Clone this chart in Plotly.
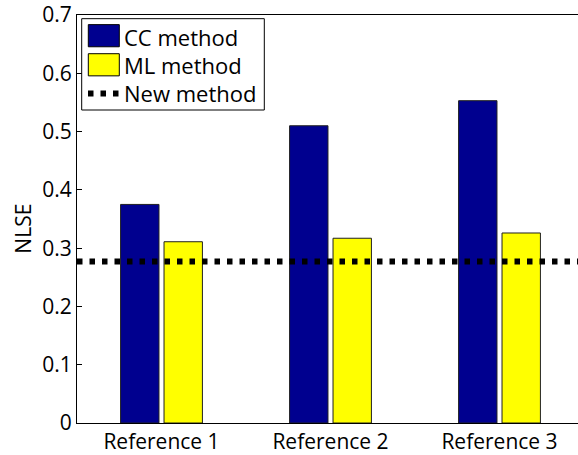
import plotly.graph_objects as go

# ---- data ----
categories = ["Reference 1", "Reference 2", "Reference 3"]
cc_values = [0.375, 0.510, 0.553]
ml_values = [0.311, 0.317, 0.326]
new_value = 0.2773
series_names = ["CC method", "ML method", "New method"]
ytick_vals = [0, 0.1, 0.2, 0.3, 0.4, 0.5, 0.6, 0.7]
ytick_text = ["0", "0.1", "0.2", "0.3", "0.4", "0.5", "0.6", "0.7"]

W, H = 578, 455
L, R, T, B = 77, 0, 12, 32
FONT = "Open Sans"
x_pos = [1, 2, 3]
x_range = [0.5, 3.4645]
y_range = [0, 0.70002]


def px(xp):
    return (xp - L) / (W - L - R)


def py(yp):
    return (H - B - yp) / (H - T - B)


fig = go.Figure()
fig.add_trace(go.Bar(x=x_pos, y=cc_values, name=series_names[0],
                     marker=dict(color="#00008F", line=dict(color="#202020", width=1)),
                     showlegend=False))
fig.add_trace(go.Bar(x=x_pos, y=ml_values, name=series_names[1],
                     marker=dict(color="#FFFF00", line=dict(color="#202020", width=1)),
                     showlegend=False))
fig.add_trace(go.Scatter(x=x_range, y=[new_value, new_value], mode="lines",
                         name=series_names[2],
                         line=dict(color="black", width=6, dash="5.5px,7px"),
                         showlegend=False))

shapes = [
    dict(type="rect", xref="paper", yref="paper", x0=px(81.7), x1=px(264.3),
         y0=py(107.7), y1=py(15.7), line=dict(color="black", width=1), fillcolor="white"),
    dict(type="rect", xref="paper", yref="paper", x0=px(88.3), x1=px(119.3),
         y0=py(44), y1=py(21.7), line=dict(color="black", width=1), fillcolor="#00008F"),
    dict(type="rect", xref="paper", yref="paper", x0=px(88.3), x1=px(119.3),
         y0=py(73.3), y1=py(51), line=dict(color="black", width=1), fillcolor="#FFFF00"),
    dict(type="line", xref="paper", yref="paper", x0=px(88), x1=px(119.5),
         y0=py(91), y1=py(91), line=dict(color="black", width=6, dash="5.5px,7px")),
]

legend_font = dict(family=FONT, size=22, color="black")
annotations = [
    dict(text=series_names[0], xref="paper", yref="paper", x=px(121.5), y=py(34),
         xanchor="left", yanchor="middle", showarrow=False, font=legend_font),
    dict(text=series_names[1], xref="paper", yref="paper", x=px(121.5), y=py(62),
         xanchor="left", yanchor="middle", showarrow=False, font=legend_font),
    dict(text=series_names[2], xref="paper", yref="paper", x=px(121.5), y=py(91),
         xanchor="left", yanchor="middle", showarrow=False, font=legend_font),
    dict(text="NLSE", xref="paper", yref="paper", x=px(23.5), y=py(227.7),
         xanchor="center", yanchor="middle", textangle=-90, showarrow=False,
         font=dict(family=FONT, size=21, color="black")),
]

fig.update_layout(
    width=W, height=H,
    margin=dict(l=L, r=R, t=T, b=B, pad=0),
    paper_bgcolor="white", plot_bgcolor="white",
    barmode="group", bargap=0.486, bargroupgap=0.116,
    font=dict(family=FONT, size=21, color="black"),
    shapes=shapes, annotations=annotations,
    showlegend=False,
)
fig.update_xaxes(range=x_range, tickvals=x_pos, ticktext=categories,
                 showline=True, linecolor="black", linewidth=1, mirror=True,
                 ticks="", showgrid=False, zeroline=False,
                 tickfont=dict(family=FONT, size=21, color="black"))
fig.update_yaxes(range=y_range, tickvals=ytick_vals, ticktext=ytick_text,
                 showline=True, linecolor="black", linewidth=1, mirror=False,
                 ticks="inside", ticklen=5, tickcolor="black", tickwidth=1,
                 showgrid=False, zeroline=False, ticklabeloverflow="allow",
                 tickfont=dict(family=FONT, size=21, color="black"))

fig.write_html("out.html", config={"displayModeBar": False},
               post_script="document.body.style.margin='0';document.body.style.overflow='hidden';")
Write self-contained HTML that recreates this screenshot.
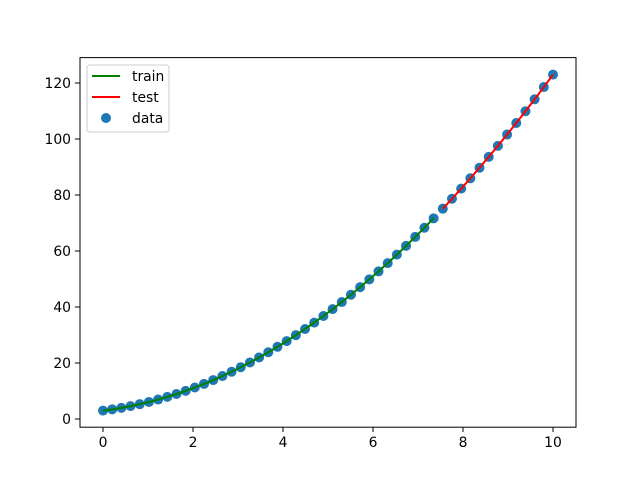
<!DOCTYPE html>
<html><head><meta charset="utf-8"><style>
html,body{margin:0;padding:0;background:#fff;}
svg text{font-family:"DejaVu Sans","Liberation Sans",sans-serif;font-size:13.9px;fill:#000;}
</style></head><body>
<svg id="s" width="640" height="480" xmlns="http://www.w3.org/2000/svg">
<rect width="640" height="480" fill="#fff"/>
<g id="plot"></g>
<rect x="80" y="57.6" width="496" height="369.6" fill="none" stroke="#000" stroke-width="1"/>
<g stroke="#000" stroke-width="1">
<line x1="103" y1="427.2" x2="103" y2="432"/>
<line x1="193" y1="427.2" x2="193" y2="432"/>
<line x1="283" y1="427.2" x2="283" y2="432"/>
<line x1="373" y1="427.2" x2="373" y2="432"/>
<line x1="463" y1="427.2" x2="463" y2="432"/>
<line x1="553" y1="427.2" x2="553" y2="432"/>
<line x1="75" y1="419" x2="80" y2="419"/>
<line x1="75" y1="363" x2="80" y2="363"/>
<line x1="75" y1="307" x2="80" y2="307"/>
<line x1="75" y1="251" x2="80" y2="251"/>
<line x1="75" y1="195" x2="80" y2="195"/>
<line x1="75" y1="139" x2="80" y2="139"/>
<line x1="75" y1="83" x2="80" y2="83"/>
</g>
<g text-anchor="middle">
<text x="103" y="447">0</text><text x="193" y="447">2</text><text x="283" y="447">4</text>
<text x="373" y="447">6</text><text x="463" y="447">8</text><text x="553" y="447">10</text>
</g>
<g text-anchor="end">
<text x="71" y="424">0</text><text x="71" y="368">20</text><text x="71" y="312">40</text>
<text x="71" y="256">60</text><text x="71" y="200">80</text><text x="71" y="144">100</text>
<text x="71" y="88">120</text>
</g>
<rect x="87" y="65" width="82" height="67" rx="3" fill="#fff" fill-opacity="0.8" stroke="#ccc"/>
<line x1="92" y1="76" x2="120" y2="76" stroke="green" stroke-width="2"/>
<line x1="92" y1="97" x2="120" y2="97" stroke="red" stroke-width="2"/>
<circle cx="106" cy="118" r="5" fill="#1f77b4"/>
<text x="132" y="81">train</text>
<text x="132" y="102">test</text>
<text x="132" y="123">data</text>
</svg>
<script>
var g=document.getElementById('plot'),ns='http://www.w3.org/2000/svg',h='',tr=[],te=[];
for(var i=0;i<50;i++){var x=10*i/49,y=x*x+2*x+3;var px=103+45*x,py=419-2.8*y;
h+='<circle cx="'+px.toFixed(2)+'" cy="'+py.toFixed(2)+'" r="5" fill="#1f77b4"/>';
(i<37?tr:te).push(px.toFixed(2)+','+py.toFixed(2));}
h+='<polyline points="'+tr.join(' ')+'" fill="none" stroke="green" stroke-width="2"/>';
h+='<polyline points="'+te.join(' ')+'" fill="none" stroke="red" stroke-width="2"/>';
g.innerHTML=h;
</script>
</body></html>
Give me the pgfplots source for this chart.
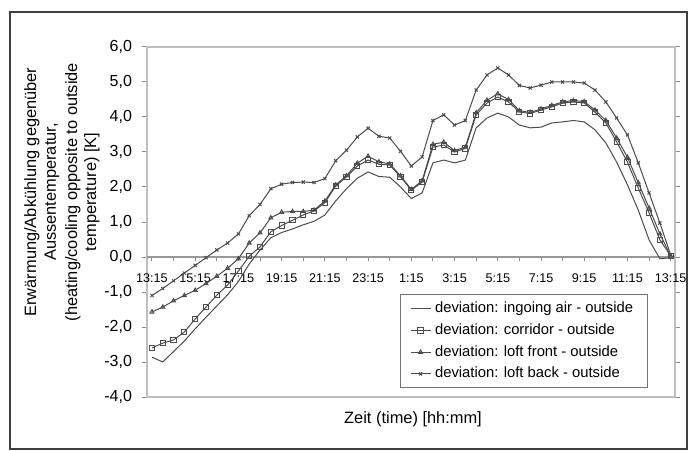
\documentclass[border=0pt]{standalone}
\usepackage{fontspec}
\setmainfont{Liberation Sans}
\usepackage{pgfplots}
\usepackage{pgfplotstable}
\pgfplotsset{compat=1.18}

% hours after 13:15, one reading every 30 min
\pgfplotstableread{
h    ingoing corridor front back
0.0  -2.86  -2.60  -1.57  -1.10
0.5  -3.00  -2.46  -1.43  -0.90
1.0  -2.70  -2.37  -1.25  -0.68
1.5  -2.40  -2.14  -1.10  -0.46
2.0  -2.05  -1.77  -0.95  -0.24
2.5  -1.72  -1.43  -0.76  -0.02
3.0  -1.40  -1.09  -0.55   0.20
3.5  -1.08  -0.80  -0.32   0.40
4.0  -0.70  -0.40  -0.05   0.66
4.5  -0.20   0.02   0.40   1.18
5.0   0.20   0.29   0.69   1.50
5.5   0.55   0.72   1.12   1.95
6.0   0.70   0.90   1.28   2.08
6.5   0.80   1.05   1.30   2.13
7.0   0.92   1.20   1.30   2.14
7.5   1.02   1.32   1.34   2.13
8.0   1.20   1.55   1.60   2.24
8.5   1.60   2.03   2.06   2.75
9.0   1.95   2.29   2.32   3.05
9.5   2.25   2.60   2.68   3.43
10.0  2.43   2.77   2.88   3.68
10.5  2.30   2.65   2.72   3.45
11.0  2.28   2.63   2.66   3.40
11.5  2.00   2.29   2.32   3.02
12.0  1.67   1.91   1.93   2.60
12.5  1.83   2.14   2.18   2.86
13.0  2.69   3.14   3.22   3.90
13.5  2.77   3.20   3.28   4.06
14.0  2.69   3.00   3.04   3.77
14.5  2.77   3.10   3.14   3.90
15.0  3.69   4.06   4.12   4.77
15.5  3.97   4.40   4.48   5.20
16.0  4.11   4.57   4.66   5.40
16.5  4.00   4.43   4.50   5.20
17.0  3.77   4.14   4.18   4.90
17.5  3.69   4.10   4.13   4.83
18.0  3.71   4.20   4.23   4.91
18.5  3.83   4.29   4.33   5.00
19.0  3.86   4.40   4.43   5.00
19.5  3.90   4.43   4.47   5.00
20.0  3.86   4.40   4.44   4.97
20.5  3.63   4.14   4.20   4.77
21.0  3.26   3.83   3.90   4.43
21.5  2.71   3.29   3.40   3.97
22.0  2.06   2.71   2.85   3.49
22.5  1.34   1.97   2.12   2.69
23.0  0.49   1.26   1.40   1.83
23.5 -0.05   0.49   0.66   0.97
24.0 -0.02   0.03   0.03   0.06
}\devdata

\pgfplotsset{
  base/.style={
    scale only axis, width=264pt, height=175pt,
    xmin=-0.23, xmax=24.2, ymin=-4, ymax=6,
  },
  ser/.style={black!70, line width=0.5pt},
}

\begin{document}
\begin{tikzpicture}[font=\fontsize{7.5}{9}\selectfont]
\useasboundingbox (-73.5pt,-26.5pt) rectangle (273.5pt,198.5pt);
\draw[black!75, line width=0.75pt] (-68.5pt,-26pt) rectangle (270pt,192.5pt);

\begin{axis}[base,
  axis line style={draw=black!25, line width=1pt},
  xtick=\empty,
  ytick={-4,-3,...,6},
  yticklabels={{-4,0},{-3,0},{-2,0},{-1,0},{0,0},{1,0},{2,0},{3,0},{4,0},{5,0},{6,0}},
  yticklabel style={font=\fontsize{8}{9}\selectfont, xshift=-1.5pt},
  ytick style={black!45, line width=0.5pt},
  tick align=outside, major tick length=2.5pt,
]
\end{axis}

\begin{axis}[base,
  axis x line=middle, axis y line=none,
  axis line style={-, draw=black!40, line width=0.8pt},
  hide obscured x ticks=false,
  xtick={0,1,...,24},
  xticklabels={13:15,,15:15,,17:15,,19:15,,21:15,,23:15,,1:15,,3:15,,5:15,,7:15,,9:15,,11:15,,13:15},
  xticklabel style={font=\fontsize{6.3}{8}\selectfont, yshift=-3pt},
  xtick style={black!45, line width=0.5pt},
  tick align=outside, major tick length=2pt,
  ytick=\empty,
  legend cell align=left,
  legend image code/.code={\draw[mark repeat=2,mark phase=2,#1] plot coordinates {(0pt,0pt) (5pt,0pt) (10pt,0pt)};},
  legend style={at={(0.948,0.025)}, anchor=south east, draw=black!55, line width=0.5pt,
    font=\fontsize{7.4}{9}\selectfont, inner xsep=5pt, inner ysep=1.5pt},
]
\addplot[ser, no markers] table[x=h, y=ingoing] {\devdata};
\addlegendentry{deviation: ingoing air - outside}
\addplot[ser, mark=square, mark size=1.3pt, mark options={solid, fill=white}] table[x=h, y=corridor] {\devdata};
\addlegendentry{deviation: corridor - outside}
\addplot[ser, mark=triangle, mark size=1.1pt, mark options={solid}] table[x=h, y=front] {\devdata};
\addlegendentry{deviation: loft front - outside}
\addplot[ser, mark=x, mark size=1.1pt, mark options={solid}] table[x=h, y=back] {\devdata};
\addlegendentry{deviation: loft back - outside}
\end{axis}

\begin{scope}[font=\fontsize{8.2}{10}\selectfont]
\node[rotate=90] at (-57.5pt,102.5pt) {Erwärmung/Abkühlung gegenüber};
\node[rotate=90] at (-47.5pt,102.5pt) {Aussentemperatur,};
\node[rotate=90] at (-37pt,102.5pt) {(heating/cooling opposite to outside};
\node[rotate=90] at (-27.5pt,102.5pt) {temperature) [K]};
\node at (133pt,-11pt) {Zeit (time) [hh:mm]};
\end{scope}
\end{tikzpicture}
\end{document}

_____

*OBJECTIVE*
Repeat the lines of the listing above verbatim, beginning at its first line and ending at the line containing "return (H - B - yp) / (H - T - B)", which is included. Omit pictures.

*TASK SOLUTION*
Clone this chart in Plotly.
import plotly.graph_objects as go

# ---- data ----
categories = ["Reference 1", "Reference 2", "Reference 3"]
cc_values = [0.375, 0.510, 0.553]
ml_values = [0.311, 0.317, 0.326]
new_value = 0.2773
series_names = ["CC method", "ML method", "New method"]
ytick_vals = [0, 0.1, 0.2, 0.3, 0.4, 0.5, 0.6, 0.7]
ytick_text = ["0", "0.1", "0.2", "0.3", "0.4", "0.5", "0.6", "0.7"]

W, H = 578, 455
L, R, T, B = 77, 0, 12, 32
FONT = "Open Sans"
x_pos = [1, 2, 3]
x_range = [0.5, 3.4645]
y_range = [0, 0.70002]


def px(xp):
    return (xp - L) / (W - L - R)


def py(yp):
    return (H - B - yp) / (H - T - B)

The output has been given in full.